::: EXTRACTED INFORMATION :::
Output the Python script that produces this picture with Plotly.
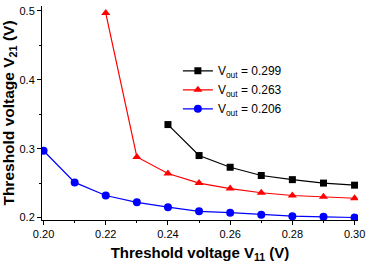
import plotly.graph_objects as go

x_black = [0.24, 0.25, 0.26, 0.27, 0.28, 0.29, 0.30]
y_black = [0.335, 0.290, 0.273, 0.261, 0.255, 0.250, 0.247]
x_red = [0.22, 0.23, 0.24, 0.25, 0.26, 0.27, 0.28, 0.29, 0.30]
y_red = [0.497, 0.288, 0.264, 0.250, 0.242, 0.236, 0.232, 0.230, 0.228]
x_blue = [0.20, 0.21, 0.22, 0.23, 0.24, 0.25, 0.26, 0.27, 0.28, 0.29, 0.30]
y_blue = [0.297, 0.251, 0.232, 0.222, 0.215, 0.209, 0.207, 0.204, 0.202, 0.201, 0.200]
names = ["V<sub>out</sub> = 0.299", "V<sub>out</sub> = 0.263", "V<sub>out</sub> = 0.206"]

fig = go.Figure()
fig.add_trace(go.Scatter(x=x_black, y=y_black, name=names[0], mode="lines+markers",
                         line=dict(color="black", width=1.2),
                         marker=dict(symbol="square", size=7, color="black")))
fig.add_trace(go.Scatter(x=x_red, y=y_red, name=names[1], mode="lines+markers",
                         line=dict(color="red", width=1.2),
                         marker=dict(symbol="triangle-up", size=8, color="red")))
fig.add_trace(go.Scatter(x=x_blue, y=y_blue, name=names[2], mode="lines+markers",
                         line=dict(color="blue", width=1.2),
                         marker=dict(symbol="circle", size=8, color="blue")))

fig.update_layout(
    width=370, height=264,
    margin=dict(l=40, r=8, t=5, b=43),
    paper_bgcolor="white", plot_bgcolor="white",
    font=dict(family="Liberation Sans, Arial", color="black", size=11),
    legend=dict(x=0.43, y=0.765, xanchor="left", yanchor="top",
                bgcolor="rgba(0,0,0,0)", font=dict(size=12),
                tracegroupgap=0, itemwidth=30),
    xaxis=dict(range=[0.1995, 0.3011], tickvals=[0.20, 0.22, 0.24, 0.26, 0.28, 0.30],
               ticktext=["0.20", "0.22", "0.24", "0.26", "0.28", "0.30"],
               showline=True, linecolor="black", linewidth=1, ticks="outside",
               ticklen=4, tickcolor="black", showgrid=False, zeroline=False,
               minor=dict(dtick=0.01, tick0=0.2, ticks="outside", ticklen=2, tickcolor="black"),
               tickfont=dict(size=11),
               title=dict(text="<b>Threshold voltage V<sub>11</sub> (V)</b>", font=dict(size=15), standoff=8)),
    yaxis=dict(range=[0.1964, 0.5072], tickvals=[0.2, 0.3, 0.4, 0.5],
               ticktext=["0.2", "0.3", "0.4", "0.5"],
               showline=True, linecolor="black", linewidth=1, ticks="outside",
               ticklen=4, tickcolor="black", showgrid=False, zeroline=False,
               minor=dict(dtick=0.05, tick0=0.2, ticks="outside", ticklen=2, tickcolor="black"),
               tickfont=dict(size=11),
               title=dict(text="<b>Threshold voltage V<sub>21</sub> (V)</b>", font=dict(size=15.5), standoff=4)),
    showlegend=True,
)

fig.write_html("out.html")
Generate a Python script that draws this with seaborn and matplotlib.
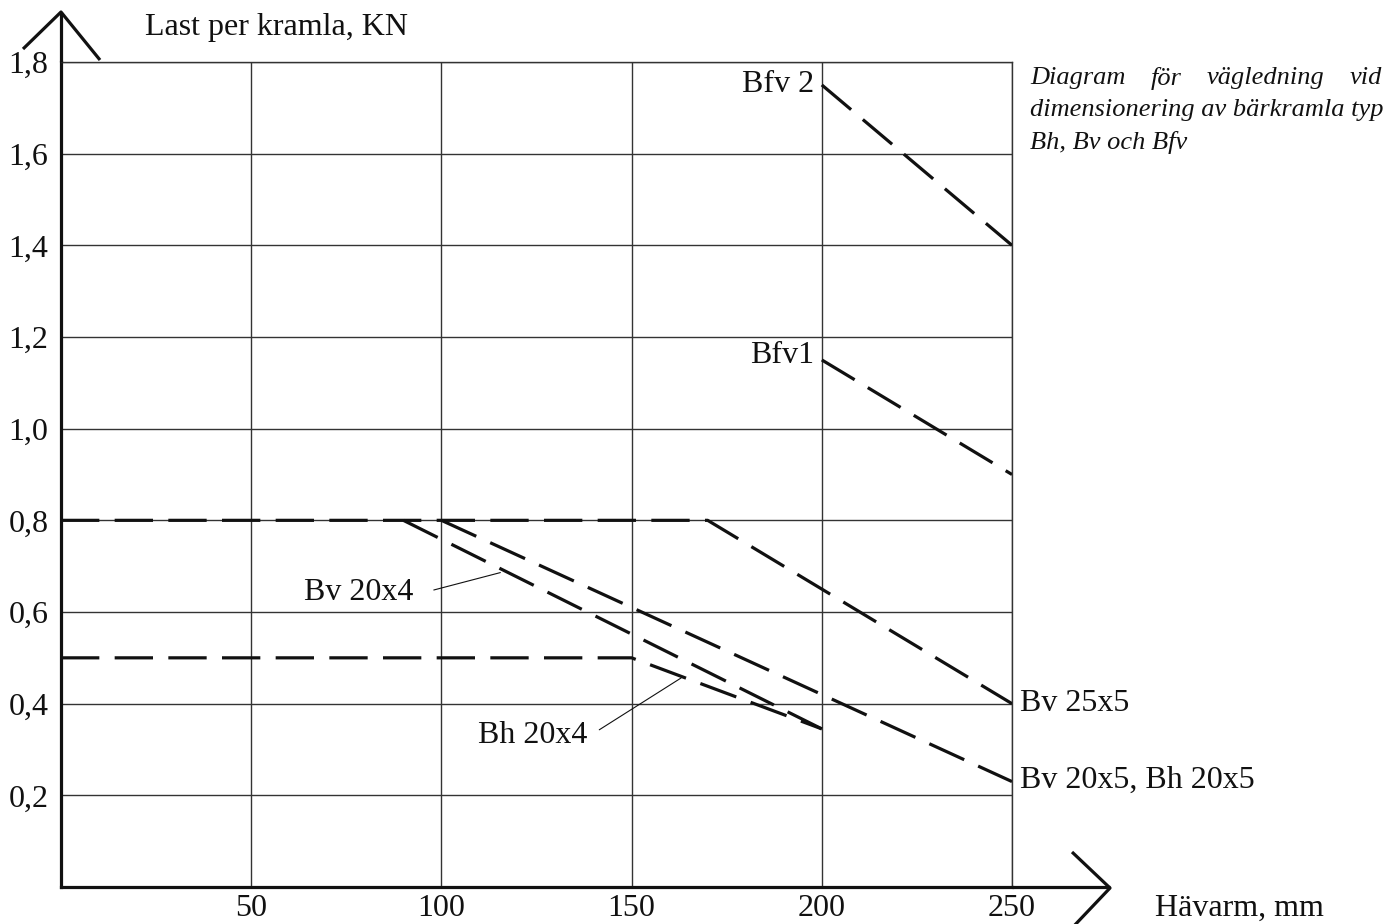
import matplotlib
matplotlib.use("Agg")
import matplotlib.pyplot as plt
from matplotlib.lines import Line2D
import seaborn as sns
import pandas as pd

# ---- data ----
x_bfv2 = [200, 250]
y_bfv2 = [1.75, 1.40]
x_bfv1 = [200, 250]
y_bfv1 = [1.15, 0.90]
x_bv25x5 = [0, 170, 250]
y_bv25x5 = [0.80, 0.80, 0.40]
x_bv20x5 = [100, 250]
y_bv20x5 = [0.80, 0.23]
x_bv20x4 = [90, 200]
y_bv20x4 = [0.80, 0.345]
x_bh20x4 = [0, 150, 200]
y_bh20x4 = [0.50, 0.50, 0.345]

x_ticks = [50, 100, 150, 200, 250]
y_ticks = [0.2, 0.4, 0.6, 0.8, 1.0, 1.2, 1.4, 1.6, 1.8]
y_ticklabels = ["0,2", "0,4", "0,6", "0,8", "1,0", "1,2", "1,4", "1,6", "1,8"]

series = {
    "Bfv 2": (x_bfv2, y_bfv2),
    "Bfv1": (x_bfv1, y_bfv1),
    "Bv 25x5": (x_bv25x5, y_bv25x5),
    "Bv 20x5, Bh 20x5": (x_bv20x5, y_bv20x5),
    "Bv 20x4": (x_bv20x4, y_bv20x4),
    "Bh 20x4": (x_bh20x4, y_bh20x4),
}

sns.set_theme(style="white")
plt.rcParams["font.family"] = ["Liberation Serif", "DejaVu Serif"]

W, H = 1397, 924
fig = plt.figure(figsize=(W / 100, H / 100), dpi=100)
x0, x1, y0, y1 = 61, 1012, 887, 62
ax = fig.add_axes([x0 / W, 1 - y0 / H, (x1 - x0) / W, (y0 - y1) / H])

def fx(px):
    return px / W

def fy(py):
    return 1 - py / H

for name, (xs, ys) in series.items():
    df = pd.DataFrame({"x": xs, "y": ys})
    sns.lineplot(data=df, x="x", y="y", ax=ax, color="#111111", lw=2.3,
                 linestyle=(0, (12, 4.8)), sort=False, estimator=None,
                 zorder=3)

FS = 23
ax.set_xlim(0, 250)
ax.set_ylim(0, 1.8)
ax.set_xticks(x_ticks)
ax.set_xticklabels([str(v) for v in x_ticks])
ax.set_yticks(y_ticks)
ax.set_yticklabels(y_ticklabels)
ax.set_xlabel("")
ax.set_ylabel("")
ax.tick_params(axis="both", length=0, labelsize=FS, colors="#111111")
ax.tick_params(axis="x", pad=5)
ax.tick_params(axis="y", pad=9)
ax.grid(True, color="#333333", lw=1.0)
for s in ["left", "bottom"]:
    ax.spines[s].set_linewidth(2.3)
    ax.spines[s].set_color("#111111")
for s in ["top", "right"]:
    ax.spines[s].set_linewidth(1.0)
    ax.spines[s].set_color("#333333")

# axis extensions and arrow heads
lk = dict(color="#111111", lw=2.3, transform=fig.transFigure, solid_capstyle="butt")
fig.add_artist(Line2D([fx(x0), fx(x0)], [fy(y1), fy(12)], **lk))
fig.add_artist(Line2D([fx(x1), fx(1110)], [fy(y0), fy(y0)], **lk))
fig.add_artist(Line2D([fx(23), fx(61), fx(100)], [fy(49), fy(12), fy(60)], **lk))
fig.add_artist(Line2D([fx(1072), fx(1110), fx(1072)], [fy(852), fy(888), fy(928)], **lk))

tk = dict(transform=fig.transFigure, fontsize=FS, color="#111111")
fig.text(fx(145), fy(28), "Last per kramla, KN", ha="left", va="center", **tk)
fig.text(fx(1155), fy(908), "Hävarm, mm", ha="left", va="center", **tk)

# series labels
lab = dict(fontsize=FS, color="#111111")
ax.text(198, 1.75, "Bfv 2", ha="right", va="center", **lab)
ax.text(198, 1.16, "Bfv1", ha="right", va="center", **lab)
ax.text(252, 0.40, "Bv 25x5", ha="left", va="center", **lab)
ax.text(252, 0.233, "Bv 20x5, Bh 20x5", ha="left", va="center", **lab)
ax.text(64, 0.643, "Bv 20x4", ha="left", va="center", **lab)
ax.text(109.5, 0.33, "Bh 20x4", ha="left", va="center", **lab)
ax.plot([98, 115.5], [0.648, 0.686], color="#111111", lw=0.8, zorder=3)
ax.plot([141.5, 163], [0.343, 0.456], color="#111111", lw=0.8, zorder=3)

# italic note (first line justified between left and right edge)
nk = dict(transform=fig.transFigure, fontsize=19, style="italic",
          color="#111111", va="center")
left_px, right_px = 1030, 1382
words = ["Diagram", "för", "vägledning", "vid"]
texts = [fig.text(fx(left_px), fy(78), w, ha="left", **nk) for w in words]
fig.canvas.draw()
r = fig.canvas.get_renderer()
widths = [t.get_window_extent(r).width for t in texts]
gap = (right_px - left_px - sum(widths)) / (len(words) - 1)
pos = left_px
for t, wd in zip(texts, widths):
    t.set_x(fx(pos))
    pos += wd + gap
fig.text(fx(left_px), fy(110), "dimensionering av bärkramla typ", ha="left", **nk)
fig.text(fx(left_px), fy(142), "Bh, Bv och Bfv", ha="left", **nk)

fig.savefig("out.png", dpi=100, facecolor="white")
:::
*WRITTEN EXERCISE*. Repeat the listing above up to and including the line with "import plotly.graph_objects as go", starting from its first line. Drop any pictures.

*ANSWER IN FULL*.
Output the Python script that produces this picture with Plotly.
import plotly.graph_objects as go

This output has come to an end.